Ideas crowdsourcing is one of the most powerful practices giving companies access to innovative ideas, and one with the greatest development potential for the future.
This assertion is supported by two recent studies by the Boston Consulting Group and Gartner, compiling the most effective resources to drive forward innovation in large organizations.
The Boston Consulting Group cited ideas forums with employees when, in its 2016 global survey, it asked managers from different countries and large companies about the most efficient practices to obtain innovative projects and ideas.
As well as this resource, co-creation with clients-another example of ideas crowdsourcing-was another of the answers mentioned most by managers participating in the survey.
For its part, in a Forbes article Gartner included ideas crowdsourcing among its five “innovation hacks” with the greatest ability to influence and potential for the future.
In its report from last year, Gartner also claims that, surprisingly, and despite being one of the five digital practices with the greatest return on investment, it is still one of the least used by companies to develop their innovative potential.
But, what are some of the specific effects that ideas crowdsourcing has on an organization?
 We can begin by citing the ubiquity of this technique within a culture of digital and peer-to-peer work based on sharing and being connected.
Also, its congruence with the urgent need for transformation in large companies today, especially if we consider that this process can only succeed when all members of the organization are connected and embark on the journey together.
Therefore, increasingly, innovation is not simply limited to ‘closed boxes’, like traditional departments that are isolated within an organization, or to mere investment in R+D+I accompanied by uncertainty regarding its return.
On the other hand, ideas crowdsourcing allows for the effective implication, with increased profit margins, of the entire organization in the process of innovation, in a way that is asynchronous, transparent and democratic.
This statement assumes that innovation itself and good ideas are not the exclusive property of a reduced number of people or a specific department, but can be produced in any area of the organization, particularly if we consider the growing interest of companies in incorporating talent to their structure.
This being the case, why hinder the capacity for innovation within a fixed element, especially when flexibility, agility and diversity are concepts that can only make current organizations stronger?

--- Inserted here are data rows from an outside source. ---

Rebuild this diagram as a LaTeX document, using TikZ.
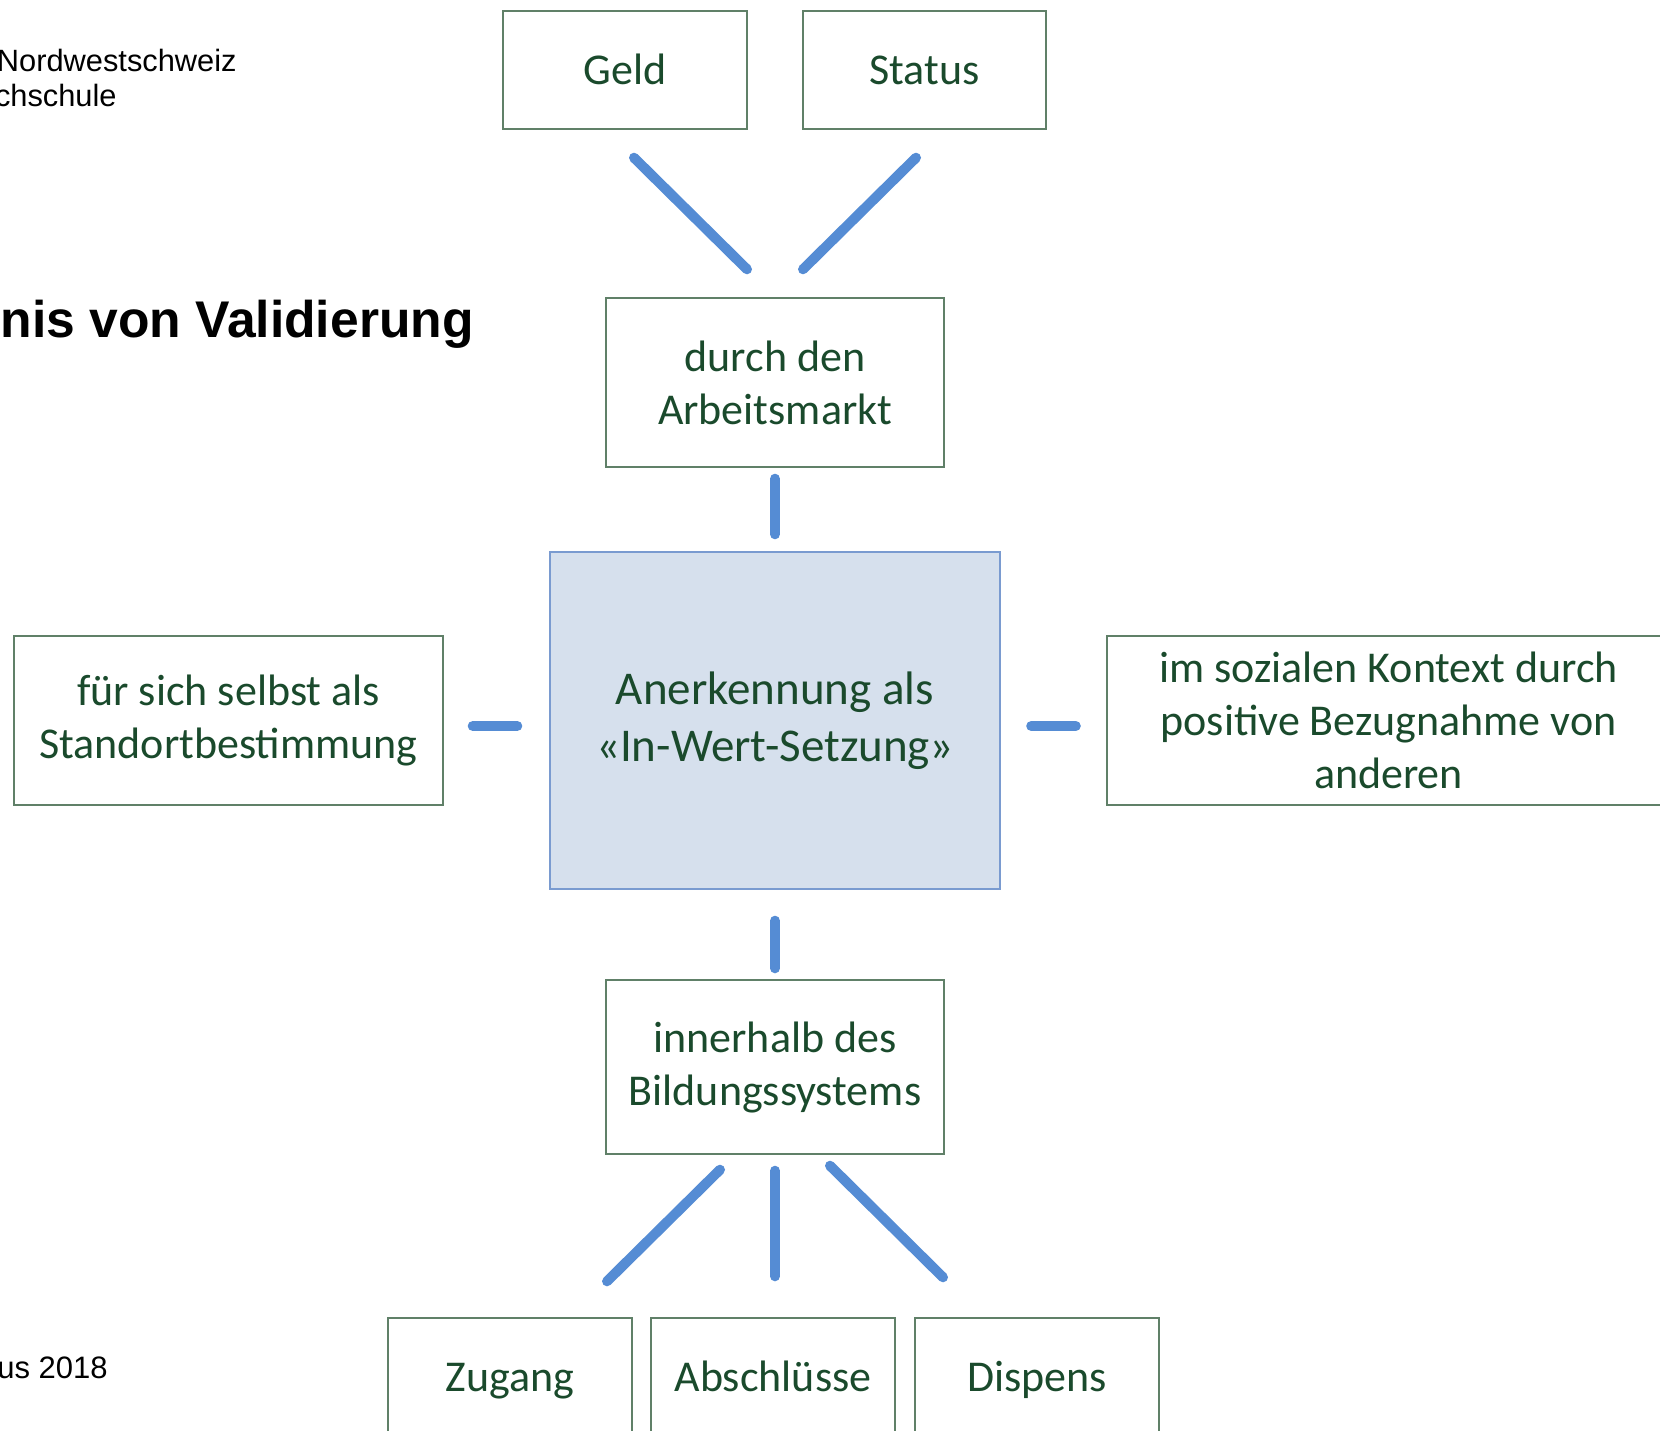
\documentclass[tikz,border=0pt]{standalone}
\usepackage{fontspec}
\setmainfont{Carlito}
\newfontfamily\headfont{Liberation Sans}
\usepackage{tikz}
\definecolor{txtgreen}{RGB}{26,74,44}
\definecolor{boxline}{RGB}{96,128,104}
\definecolor{linkblue}{RGB}{85,140,212}
\definecolor{corefill}{RGB}{214,224,237}
\definecolor{coreline}{RGB}{122,155,208}
\tikzstyle{box}=[draw=boxline, line width=0.7pt, inner sep=0pt, align=center, text=txtgreen, font=\fontsize{22}{26.5}\selectfont]
\tikzstyle{smallbox}=[box, minimum width=122pt, minimum height=59pt, text height=19pt, text depth=5pt]
\tikzstyle{corebox}=[box, draw=coreline, fill=corefill, font=\fontsize{23.5}{28.5}\selectfont]
\tikzstyle{link}=[draw=linkblue, line width=5pt, line cap=round]
\tikzstyle{head}=[anchor=base east, inner sep=0pt, text=black]

\begin{document}
\begin{tikzpicture}[x=0.5pt, y=-0.5pt]
\useasboundingbox (0,0) rectangle (1660,1430);
\clip (0,0) rectangle (1660,1430);
% header texts
\node[head, font=\headfont\fontsize{15.4}{17}\selectfont] (hsa) at (237,71) {Nordwestschweiz};
\node[head, font=\headfont\fontsize{15.4}{17}\selectfont] (hsb) at (117,106) {chschule};
\node[head, font=\headfont\bfseries\fontsize{25.8}{30}\selectfont] (title) at (474,337) {nis von Validierung};
\node[head, font=\headfont\fontsize{15.5}{17}\selectfont] (year) at (108,1378) {us 2018};
% boxes
\node[smallbox, minimum width=122pt] (geld) at (625,70) {Geld};
\node[smallbox, minimum width=121.5pt] (status) at (924.5,70) {Status};
\node[box, minimum width=169pt, minimum height=84.5pt] (markt) at (775,382.5) {durch den\\Arbeitsmarkt};
\node[corebox, minimum width=225pt, minimum height=168.5pt] (core) at (775,720.5) {Anerkennung als\\«In-Wert-Setzung»};
\node[box, minimum width=214.5pt, minimum height=84.5pt] (selbst) at (228.5,720.5) {für sich selbst als\\Standortbestimmung};
\node[box, minimum width=281.5pt, minimum height=84.5pt] (sozial) at (1388.5,720.5) {im sozialen Kontext durch\\positive Bezugnahme von\\anderen};
\node[box, minimum width=169pt, minimum height=87pt] (bildung) at (775,1067) {innerhalb des\\Bildungssystems};
\node[smallbox] (zugang) at (510,1377) {Zugang};
\node[smallbox] (abschl) at (773,1377) {Abschlüsse};
\node[smallbox] (dispens) at (1037,1377) {Dispens};
% connectors
\draw[link] ([shift={(9,28)}]geld.south) -- ([shift={(-28,-28)}]markt.north);
\draw[link] ([shift={(-8.5,28)}]status.south) -- ([shift={(28,-28)}]markt.north);
\draw[link] ([shift={(0,11)}]markt.south) -- ([shift={(0,-17)}]core.north);
\draw[link] ([shift={(29,5.5)}]selbst.east) -- ([shift={(-32,5.5)}]core.west);
\draw[link] ([shift={(30.5,5.5)}]core.east) -- ([shift={(-30.5,5.5)}]sozial.west);
\draw[link] ([shift={(0,31)}]core.south) -- ([shift={(0,-11)}]bildung.north);
\draw[link] ([shift={(-55,15)}]bildung.south) -- ([shift={(97,-36)}]zugang.north);
\draw[link] ([shift={(0,16)}]bildung.south) -- ([shift={(2,-41)}]abschl.north);
\draw[link] ([shift={(55,11)}]bildung.south) -- ([shift={(-94,-40)}]dispens.north);
\end{tikzpicture}
\end{document}
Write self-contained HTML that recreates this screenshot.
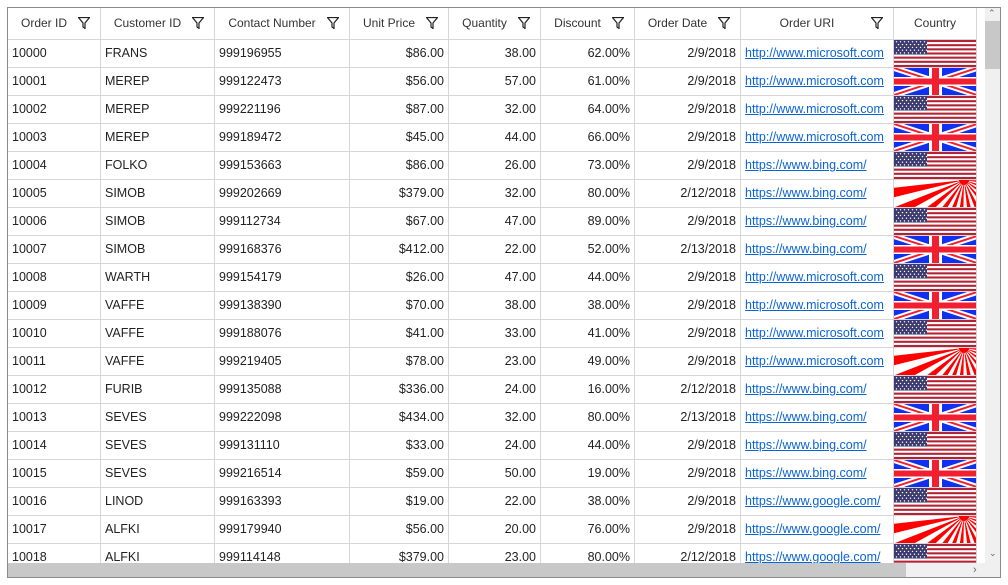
<!DOCTYPE html>
<html style="overflow:hidden;height:585px"><head><meta charset="utf-8">
<style>
body{margin:0;width:1008px;height:585px;background:#fff;font-family:"Liberation Sans",sans-serif;font-size:12.5px;color:#222;overflow:hidden;position:relative}
#grid{position:absolute;left:7px;top:7px;width:994px;height:571px;border:1px solid #8a8a8a;box-sizing:border-box;overflow:hidden}
.cell{position:absolute;box-sizing:border-box;border-right:1px solid #d6d6d6;border-bottom:1px solid #d6d6d6;height:28px;line-height:27px;padding:0 4px;white-space:nowrap;overflow:hidden}
.hd{height:32px;line-height:31px;text-align:center;color:#333;font-size:12px}
.r{text-align:right}
a{color:#0a64d6;text-decoration:underline}
.filt{position:absolute;right:10px;top:9px}
</style></head><body>
<div id="grid"></div>
<svg width="0" height="0" style="position:absolute;left:0;top:0">
<defs>
<symbol id="us" viewBox="0 0 83 27">
<rect width="83" height="27" fill="#fff"/>
<g fill="#b22234" id="stripes"></g>
<rect width="33" height="14.5" fill="#3c3b6e"/>
<g id="stars" fill="#fff"></g>
</symbol>
<symbol id="uk" viewBox="0 0 83 27">
<rect width="83" height="27" fill="#1030f0"/>
<path d="M0 0 L83 27 M83 0 L0 27" stroke="#fff" stroke-width="6"/>
<path d="M0 0 L83 27 M83 0 L0 27" stroke="#f02030" stroke-width="2"/>
<rect x="0" y="9" width="83" height="9" fill="#fff"/>
<rect x="35" y="0" width="13" height="27" fill="#fff"/>
<rect x="0" y="10.5" width="83" height="6" fill="#f02030"/>
<rect x="38" y="0" width="7" height="27" fill="#f02030"/>
</symbol>
<symbol id="jp" viewBox="0 0 83 27">
<rect width="83" height="27" fill="#fff"/>
<g id="rays" fill="#f00"></g>
<circle cx="70" cy="0" r="5" fill="#f00"/>
</symbol>
</defs>
</svg>
<script>
const orderIds=[10000,10001,10002,10003,10004,10005,10006,10007,10008,10009,10010,10011,10012,10013,10014,10015,10016,10017,10018];
const customers=["FRANS","MEREP","MEREP","MEREP","FOLKO","SIMOB","SIMOB","SIMOB","WARTH","VAFFE","VAFFE","VAFFE","FURIB","SEVES","SEVES","SEVES","LINOD","ALFKI","ALFKI"];
const contacts=["999196955","999122473","999221196","999189472","999153663","999202669","999112734","999168376","999154179","999138390","999188076","999219405","999135088","999222098","999131110","999216514","999163393","999179940","999114148"];
const prices=["$86.00","$56.00","$87.00","$45.00","$86.00","$379.00","$67.00","$412.00","$26.00","$70.00","$41.00","$78.00","$336.00","$434.00","$33.00","$59.00","$19.00","$56.00","$379.00"];
const qtys=["38.00","57.00","32.00","44.00","26.00","32.00","47.00","22.00","47.00","38.00","33.00","23.00","24.00","32.00","24.00","50.00","22.00","20.00","23.00"];
const discounts=["62.00%","61.00%","64.00%","66.00%","73.00%","80.00%","89.00%","52.00%","44.00%","38.00%","41.00%","49.00%","16.00%","80.00%","44.00%","19.00%","38.00%","76.00%","80.00%"];
const dates=["2/9/2018","2/9/2018","2/9/2018","2/9/2018","2/9/2018","2/12/2018","2/9/2018","2/13/2018","2/9/2018","2/9/2018","2/9/2018","2/9/2018","2/12/2018","2/13/2018","2/9/2018","2/9/2018","2/9/2018","2/9/2018","2/12/2018"];
const uris=["http://www.microsoft.com","http://www.microsoft.com","http://www.microsoft.com","http://www.microsoft.com","https://www.bing.com/","https://www.bing.com/","https://www.bing.com/","https://www.bing.com/","http://www.microsoft.com","http://www.microsoft.com","http://www.microsoft.com","http://www.microsoft.com","https://www.bing.com/","https://www.bing.com/","https://www.bing.com/","https://www.bing.com/","https://www.google.com/","https://www.google.com/","https://www.google.com/"];
const flags=["us","uk","us","uk","us","jp","us","uk","us","uk","us","jp","us","uk","us","uk","us","jp","us"];
const headers=["Order ID","Customer ID","Contact Number","Unit Price","Quantity","Discount","Order Date","Order URI","Country"];

const ns="http://www.w3.org/2000/svg";
const st=document.getElementById('stripes');
for(let i=0;i<13;i+=2){const r=document.createElementNS(ns,'rect');r.setAttribute('x',0);r.setAttribute('y',i*27/13);r.setAttribute('width',83);r.setAttribute('height',27/13);st.appendChild(r);}
const stars=document.getElementById('stars');
for(let y=0;y<5;y++)for(let x=0;x<8;x++){const c=document.createElementNS(ns,'circle');c.setAttribute('cx',2.5+x*4+(y%2)*2);c.setAttribute('cy',1.8+y*2.8);c.setAttribute('r',0.7);stars.appendChild(c);}
const rays=document.getElementById('rays');
for(let k=0;k<24;k+=2){const a1=Math.PI*k/24+0.02,a2=Math.PI*(k+1)/24+0.02;const p=document.createElementNS(ns,'polygon');p.setAttribute('points',`70,0 ${70+200*Math.cos(a1)},${200*Math.sin(a1)} ${70+200*Math.cos(a2)},${200*Math.sin(a2)}`);rays.appendChild(p);}

const g=document.getElementById('grid');
const cols=[0,93,207,342,441,533,627,733,886,969];
const aligns=["","","","r","r","r","r","",""];
function add(html,x,y,w,cls,name,inter){const d=document.createElement('div');d.className='cell '+cls;d.style.left=x+'px';d.style.top=y+'px';d.style.width=w+'px';d.innerHTML=html;


g.appendChild(d);return d;}
const filt='<svg class="filt" width="12" height="12" viewBox="0 0 12 12"><path d="M0.5 0.5H11.5L7 6V11.5L5 10V6Z" fill="none" stroke="#222" stroke-width="1.2"/></svg>';
headers.forEach((h,i)=>{
  const d=add(h+(i<8?filt:''),cols[i],0,cols[i+1]-cols[i],'hd',h.toLowerCase().replace(/ /g,'-')+'-header',true);
  if(i<8){d.style.paddingRight='24px';}
});
for(let r=0;r<orderIds.length;r++){
  const y=32+r*28;
  const vals=[orderIds[r],customers[r],contacts[r],prices[r],qtys[r],discounts[r],dates[r],'<a>'+uris[r]+'</a>',''];
  for(let c=0;c<9;c++){
    const d=add(vals[c],cols[c],y,cols[c+1]-cols[c],aligns[c],'cell-'+headers[c].toLowerCase().replace(/ /g,'-'),c==7);
    if(c==8){d.style.padding='0';d.innerHTML='<svg width="83" height="27" style="display:block"><use href="#'+flags[r]+'"/></svg>';}
  }
}
const vs=document.createElement('div');vs.style.cssText='position:absolute;left:977px;top:0;width:16px;height:555px;background:#f0f0f0';


vs.innerHTML='<div style="position:absolute;left:3px;top:0;font-size:9px;color:#666">&#8963;</div><div style="position:absolute;left:0;top:13px;width:16px;height:48px;background:#c8c8c8"></div><div style="position:absolute;left:4px;top:540px;font-size:9px;color:#666">&#8964;</div>';
g.appendChild(vs);
const hs=document.createElement('div');hs.style.cssText='position:absolute;left:0;top:555px;width:993px;height:15px;background:#f0f0f0';


hs.innerHTML='<div style="position:absolute;left:0;top:0;width:898px;height:15px;background:#c8c8c8"></div><div style="position:absolute;left:965px;top:0;font-size:11px;color:#666;line-height:15px">&#8250;</div>';
g.appendChild(hs);
</script>
</body></html>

As Gartner rightly argues, ideas crowdsourcing “will give an organization more bang for its innovative buck”.
Ideas crowdsourcing also helps to establish an element of collective intelligence, through the contribution of diverse intelligences and talents, something that multiplies ideas and knowledge within an organization.
Finally, its impact can also be measured within people, as it promotes the creation of a common culture in the organization, based on innovation and entrepreneurship, and articulated through listening to ideas (and executing them). In this sense, it is undoubtedly a powerful ally for the creation of an innovative corporate DNA.
This last step promotes the link between employees and the company, as well as their commitment, all under the logic that their ideas are listened to and that they themselves are entrepreneurs, since they lead projects and are a part of the company’s transformation.
The use of ideas crowdsourcing solutions as transversal tools for digital transformation processes is bringing visibility to such processes and their strategic axes throughout the organization, as well as being a great help when prioritizing projects and unblocking budgets, due to its ability to make the innovation funnel tangible and to stimulate the estimated ROI from the implementation of the different ideas obtained.